Location
- 2680 Route 97 Glenwood, Maryland 21738 United States 39°17′51″N 77°01′27″W﻿ / ﻿39.297456°N 77.024252°W

Information
- Type: Public middle school
- Motto: Glenwood Cobras Always Rise
- Established: 1967; 59 years ago
- School district: Howard County Public Schools
- Principal: Melissa Shindel
- Teaching staff: 32.10 (FTE) (2018–19)
- Grades: 6–8
- Gender: Co-educational
- Enrollment: 492 (2018–19)
- Student to teacher ratio: 15.33 (2018–19)
- Campus: Rural
- Colours: Navy and Gold
- Mascot: Cobra
- Rival: Folly Quarter Middle School

= Glenwood Middle School =

Glenwood Middle School is located in the western portion of Howard County, Maryland. It is built on land settled in the early 18th century by the Ridgley and Warfield families forming large slave plantations such as "Bushy Park", "Longwood", "Ellerslie" and others.

The design was put together by Lorenz Murray the firm of Johannes and Murray. The plans included an air-conditioned combined "cafetorium" and library. An even more aggressive consolidation of cafeteria, auditorium and gymnasium "Cafetorianasium" was also proposed. The School Board insisted on deciding the color of the brick. In March 1966, the board asked the County Commissioners to sell bonds to fund $1,270,000 for a new middle school and to purchase school sites for the new Rouse development of Columbia. On June 28, 1966, the company of Charles. J. Cirelli,
Inc. won the bid to build the school for $1,159,000. The Contract was approved in the same session where Robert H. Kittleman was protesting school board actions against teachers as a representative of the National Association for the Advancement of Colored People. Cirelli built several schools for Howard County and was the employer of Maryland Governor Marvin Mandel after his pardon from mail fraud and racketeering charges. Dr. DiVirgilio recommended additional changes in the design totaling $11,239.69 before completion and J. Norman Otto Co., Inc won the $19,783.00 bid on cafeteria furniture. Water was supplied by two wells and a new requirement for sprinkler systems added another $53,000 to the cost. Ba-Mor supplied carpeting. Cost overruns started with the removal of additional unexpected rock. Jack Kussmau was selected as the first principal and Donald Bell as vice principal in 1967.

By 1996, parents petitioned the school board about lack of maintenance and exclusion from capital budgets for upgrades. Parents listed problems with water on gym floors and in walls, overcrowding and ventilation issues. In 2000, students staged a sit-in to protest the dismissal of a teacher.
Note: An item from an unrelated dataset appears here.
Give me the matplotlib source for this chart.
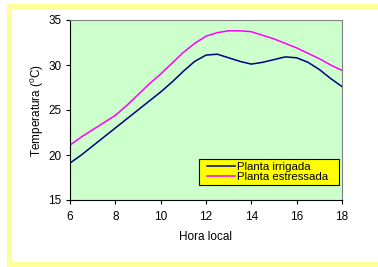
import matplotlib.pyplot as plt
from matplotlib.patches import Rectangle

plt.rcParams['font.family'] = ['Liberation Sans', 'DejaVu Sans']
plt.rcParams['mathtext.fontset'] = 'custom'
plt.rcParams['mathtext.rm'] = 'Liberation Sans'

hora = [6, 6.5, 7, 7.5, 8, 8.5, 9, 9.5, 10, 10.5, 11, 11.5, 12,
        12.5, 13, 13.5, 14, 14.5, 15, 15.5, 16, 16.5, 17, 17.5, 18]
irrigada = [19.1, 20.0, 21.0, 22.0, 23.0, 24.0, 25.0, 26.0, 27.0, 28.1,
            29.3, 30.4, 31.1, 31.2, 30.8, 30.4, 30.1, 30.3, 30.6, 30.9,
            30.8, 30.3, 29.5, 28.5, 27.6]
estressada = [21.1, 22.0, 22.8, 23.6, 24.4, 25.5, 26.7, 27.9, 29.0, 30.2,
              31.4, 32.4, 33.2, 33.6, 33.8, 33.8, 33.7, 33.3, 32.9, 32.4,
              31.9, 31.3, 30.7, 30.0, 29.4]

W, H = 378, 267
fig = plt.figure(figsize=(W / 100, H / 100), dpi=100)

# yellow frame around the chart area
fig.patches.append(Rectangle((7 / W, 0), 1, 1 - 4 / H, transform=fig.transFigure,
                             facecolor='#ffff99', edgecolor='none', zorder=-10))
fig.patches.append(Rectangle((12 / W, 5 / H), 1, 1 - 15 / H, transform=fig.transFigure,
                             facecolor='white', edgecolor='none', zorder=-9))

ax = fig.add_axes([70 / W, 1 - 200 / H, 272 / W, 180 / H])
ax.set_facecolor('#ccffcc')

ax.plot(hora, irrigada, color='#000080', lw=1.1, label='Planta irrigada')
ax.plot(hora, estressada, color='#ff00ff', lw=1.1, label='Planta estressada')

ax.set_xlim(6, 18)
ax.set_ylim(15, 35)
ax.set_xticks([6, 8, 10, 12, 14, 16, 18])
ax.set_yticks([15, 20, 25, 30, 35])
ax.tick_params(direction='out', length=3, width=0.8, labelsize=8.5)
ax.tick_params(axis='x', pad=5)
ax.tick_params(axis='y', pad=3)

for s in ['top', 'right']:
    ax.spines[s].set_color('#808080')
for s in ['left', 'bottom']:
    ax.spines[s].set_color('black')

ax.set_xlabel('Hora local', fontsize=8.5, labelpad=6)
ax.set_ylabel('Temperatura ($^0$C)', fontsize=8.5, labelpad=2)

# legend box drawn separately, legend itself without frame
ax.add_patch(Rectangle((0.4743, 0.085), 0.5147, 0.1444, transform=ax.transAxes,
                       facecolor='#ffff00', edgecolor='black', lw=0.8, zorder=4))
leg = ax.legend(loc='upper left', bbox_to_anchor=(0.5026, 0.212), fontsize=8.2,
                frameon=False, borderpad=0, labelspacing=-0.02,
                handlelength=2.5, handletextpad=0.2, borderaxespad=0)
leg.set_zorder(5)

fig.savefig('out.png', dpi=100)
In winter of 2016, the school was closed for a week and relocated at Bushy Park Elementary School, Dayton Oaks Elementary School, and Marriotts Ridge High School due an underground powerline short that caused a fire. In addition, from 2014 to 2016, Glenwood Middle School was a center of controversy due to a mold problem found in the portable classrooms.